Denver Zoo

After your afternoon nap at the ART, a hotel, you can watch gorillas and orangutans enjoy a hammock siesta in one of the most expansive great ape habitats in the world. The hotel is near the Denver Zoo, home to 4,000 animals representing more than 600 species and even they join in on the art scene. To celebrate 2014 Denver Art Week, Dolly, the elephant, did her best Dali impression in her work, The Mask, with more than 10 animals contributing to the effort. The animal-created work was auctioned off to celebrate the city’s robust art scene.

Denver doesn't monkey around

The zoo was born when the mayor of Denver was gifted with a black bear cub, who came to live at City Park. In 1918, with the opening of Bear Mountain, the Denver Zoo became the first American institution to introduce Carl Hagenbeck’s zoo concept – that people should see animals at eye level, in natural habitats and without bars or fences. Since then, the zoo has grown into a tree-dwelling haven for primates and one of largest elephant habitats in North America.

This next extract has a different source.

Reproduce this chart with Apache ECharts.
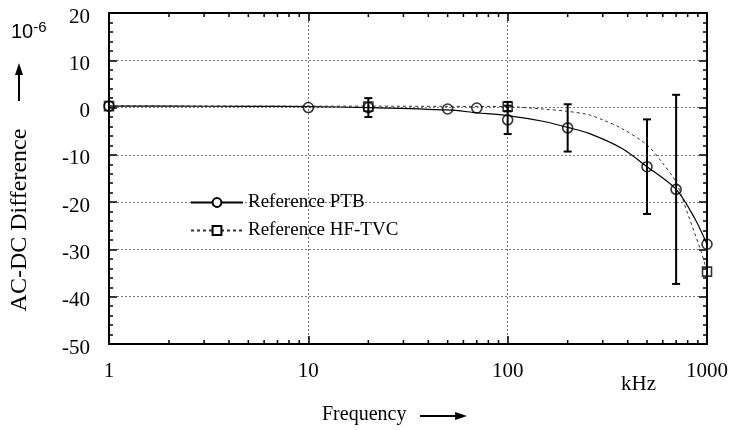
<!DOCTYPE html>
<html><head><meta charset="utf-8">
<script src="https://cdn.jsdelivr.net/npm/echarts@6/dist/echarts.min.js"></script>
<style>html,body{margin:0;padding:0;background:#fff}#c{width:731px;height:430px}</style>
</head><body><div id="c"></div>
<script>
// ---- data ----
const freqPTB = [1, 10, 20, 50, 70, 100, 200, 500, 700, 1000];
const valPTB  = [0.3, 0.0, 0.0, -0.3, -0.1, -2.6, -4.3, -12.5, -17.3, -28.9];
const errPTB  = [0, 0, 2, 0, 0, 3, 5, 10, 20, 0];
const freqHF  = [1, 20, 100, 1000];
const valHF   = [0.3, 0.2, 0.2, -34.7];
const errHF   = [0, 0, 1, 0];
const curveFreqPTB = [1, 2, 5, 10, 20, 50, 70, 100, 150, 200, 254, 373, 500, 700, 867, 1000];
const curvePTB     = [0.3, 0.3, 0.25, 0.2, 0.0, -0.5, -1.1, -1.7, -2.9, -4.2, -5.4, -8.6, -12.5, -17.3, -23.4, -28.9];
const curveFreqHF  = [1, 10, 20, 50, 100, 150, 200, 254, 300, 373, 500, 590, 700, 804, 935, 1000];
const curveHF      = [0.4, 0.3, 0.3, 0.25, 0.2, -0.3, -0.8, -1.5, -2.6, -4.4, -7.9, -11.4, -15.8, -22.7, -30.5, -34.7];
const xMinorTicks  = [2,3,4,5,6,7,8,9,20,30,40,50,60,70,80,90,200,300,400,500,600,700,800,900];
const yTicks = { min: -50, max: 20, interval: 10 };

const serif = 'Liberation Serif';
const zip = (a, b) => a.map((v, i) => [v, b[i]]);
const errData = (f, v, e) => f.map((x, i) => [x, v[i] - e[i], v[i] + e[i]]).filter((d, i) => e[i] > 0);

function errRender(params, api) {
  const x = api.value(0);
  const lo = api.coord([x, api.value(1)]);
  const hi = api.coord([x, api.value(2)]);
  const w = 4;
  const st = { stroke: '#000', lineWidth: 2 };
  return { type: 'group', children: [
    { type: 'line', shape: { x1: lo[0], y1: lo[1], x2: hi[0], y2: hi[1] }, style: st },
    { type: 'line', shape: { x1: lo[0] - w, y1: lo[1], x2: lo[0] + w, y2: lo[1] }, style: st },
    { type: 'line', shape: { x1: hi[0] - w, y1: hi[1], x2: hi[0] + w, y2: hi[1] }, style: st }
  ]};
}
function minorRender(params, api) {
  const cs = params.coordSys;
  const p = api.coord([api.value(0), yTicks.min]);
  const L = 4;
  const st = { stroke: '#000', lineWidth: 1.5 };
  return { type: 'group', children: [
    { type: 'line', shape: { x1: p[0], y1: cs.y + cs.height, x2: p[0], y2: cs.y + cs.height - L }, style: st },
    { type: 'line', shape: { x1: p[0], y1: cs.y, x2: p[0], y2: cs.y + L }, style: st }
  ]};
}

const chart = echarts.init(document.getElementById('c'), null, { renderer: 'canvas' });
const axisLine = { show: true, onZero: false, lineStyle: { color: '#000', width: 2 } };
chart.setOption({
  animation: false,
  backgroundColor: '#fff',
  grid: { left: 109, right: 22, top: 13, bottom: 86 },
  legend: {
    data: ['Reference PTB', 'Reference HF-TVC'],
    orient: 'vertical', left: 190, top: 193, padding: 0,
    itemWidth: 52, itemHeight: 11, itemGap: 9,
    textStyle: { fontFamily: serif, fontSize: 19, color: '#000' },
    inactiveColor: '#000'
  },
  xAxis: [
    { type: 'log', logBase: 10, min: 1, max: 1000, position: 'bottom',
      axisLine, axisTick: { inside: true, length: 8, lineStyle: { color: '#000', width: 1.5 } },
      axisLabel: { fontFamily: serif, fontSize: 21, color: '#000', margin: 17, formatter: v => String(v) },
      splitLine: { show: true, lineStyle: { color: '#777', width: 1, type: [2, 2] } },
      minorTick: { show: false }, minorSplitLine: { show: false } },
    { type: 'log', logBase: 10, min: 1, max: 1000, position: 'top',
      axisLine, axisTick: { inside: true, length: 8, lineStyle: { color: '#000', width: 1.5 } },
      axisLabel: { show: false }, splitLine: { show: false } }
  ],
  yAxis: [
    { type: 'value', min: yTicks.min, max: yTicks.max, interval: yTicks.interval, position: 'left',
      axisLine, axisTick: { inside: true, length: 8, lineStyle: { color: '#000', width: 1.5 } },
      minorTick: { show: true, splitNumber: 5, length: 4, lineStyle: { color: '#000', width: 1.5 } },
      axisLabel: { fontFamily: serif, fontSize: 21, color: '#000', margin: 19, verticalAlign: 'top', lineHeight: 8 },
      splitLine: { show: true, lineStyle: { color: '#777', width: 1, type: [2, 2] } } },
    { type: 'value', min: yTicks.min, max: yTicks.max, interval: yTicks.interval, position: 'right',
      axisLine, axisTick: { inside: true, length: 8, lineStyle: { color: '#000', width: 1.5 } },
      minorTick: { show: true, splitNumber: 5, length: 4, lineStyle: { color: '#000', width: 1.5 } },
      axisLabel: { show: false }, splitLine: { show: false } }
  ],
  series: [
    { name: 'Reference PTB', type: 'line', data: zip(curveFreqPTB, curvePTB), smooth: 0.3,
      symbol: 'emptyCircle', symbolSize: 9, showSymbol: false,
      lineStyle: { color: '#000', width: 1.2 }, itemStyle: { color: '#000', borderColor: '#000', borderWidth: 1.5 }, z: 3 },
    { name: 'Reference HF-TVC', type: 'line', data: zip(curveFreqHF, curveHF), smooth: 0.3,
      symbol: 'emptyRect', symbolSize: 8, showSymbol: false,
      lineStyle: { color: '#333', width: 1, type: [3, 3] }, itemStyle: { color: '#000', borderColor: '#000', borderWidth: 1.5 }, z: 3 },
    { name: 'PTB error', type: 'custom', renderItem: errRender, data: errData(freqPTB, valPTB, errPTB), z: 4 },
    { name: 'HF error', type: 'custom', renderItem: errRender, data: errData(freqHF, valHF, errHF), z: 4 },
    { name: 'PTB points', type: 'scatter', data: zip(freqPTB, valPTB), symbol: 'circle', symbolSize: 10,
      itemStyle: { color: 'rgba(0,0,0,0)', borderColor: '#000', borderWidth: 1.6 }, z: 5 },
    { name: 'HF points', type: 'scatter', data: zip(freqHF, valHF), symbol: 'rect', symbolSize: 9,
      itemStyle: { color: 'rgba(0,0,0,0)', borderColor: '#000', borderWidth: 1.6 }, z: 5 },
    { name: 'x minor ticks', type: 'custom', renderItem: minorRender, data: xMinorTicks.map(v => [v]), silent: true, z: 6 }
  ],
  graphic: [
    { type: 'text', left: 11, top: 20, style: { text: '10{s|-6}', fontFamily: 'Liberation Sans', fontSize: 20, fill: '#000',
      rich: { s: { fontFamily: 'Liberation Sans', fontSize: 15, verticalAlign: 'top', padding: [0, 0, 10, 0] } } } },
    { type: 'line', shape: { x1: 19, y1: 101, x2: 19, y2: 72 }, style: { stroke: '#000', lineWidth: 2 } },
    { type: 'polygon', shape: { points: [[19, 63], [15, 75], [23, 75]] }, style: { fill: '#000' } },
    { type: 'text', x: 20, y: 220, rotation: Math.PI / 2, style: { text: 'AC-DC Difference', fontFamily: serif, fontSize: 24,
      fill: '#000', align: 'center', verticalAlign: 'middle' } },
    { type: 'text', left: 322, top: 405, style: { text: 'Frequency', fontFamily: serif, fontSize: 20, fill: '#000' } },
    { type: 'line', shape: { x1: 420, y1: 416, x2: 456, y2: 416 }, style: { stroke: '#000', lineWidth: 2 } },
    { type: 'polygon', shape: { points: [[467, 416], [455, 412], [455, 420]] }, style: { fill: '#000' } },
    { type: 'text', left: 621, top: 374, style: { text: 'kHz', fontFamily: serif, fontSize: 21, fill: '#000' } }
  ]
});
</script></body></html>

The zoo’s Primate Panorama features open-air wire mesh tents that allow monkeys and chimpanzees to roam four stories above, while a separate one-acre exhibit allows the zoo’s gorillas to roam freely. The Toyota Elephant Passage features two miles of interconnected trails on 10 acres of varied terrain. Asian elephants, greater one-horned rhinos and Malayan tapirs enjoy these unique habitats with their mud wallows, scratching trees and shade structures.

At Predator Ridge, visitors can meander through rock outcroppings and native brush to see lions, hyenas and African wild dogs. The Feline House showcases more of the feline family.

Other highlights include Tropic Discovery, Northern Shores and the famed Bear Mountain. Don’t forget to catch a ride on the U.S.’s first natural gas-powered zoo train or to take a spin on the Denver Zoo’s carousel with hand-carved endangered animals.

More than just animal sightings

The Denver Zoo doesn’t just play home to 600-plus species. It delivers an educational experience where visitors can watch the sea lions’ and African penguins’ daily-scheduled feedings. Animal enthusiasts can even attend a safari mini-camp to see how baby animals grow up in the zoo and in the wild.

Since 1996, the zoo has participated in nearly 600 conservation projects in 62 countries on all seven continents. In its own backyard alone, the Denver Zoo focuses on preserving the Rocky Mountains and Great Plains native species, such as the bison, pika and prairie dogs. A leader in environmental action, the Denver Zoo is the first zoo in the U.S. to receive a certification for environmental management of the entire facility and its operations.

Annual events include: Brew at the Zoo, Do at the Zoo, Zoo Year’s Eve and the Zoo’s Halloween event, and Squish the Squash, where an elephantine-sized pumpkin gets pulverized by an Asian elephant.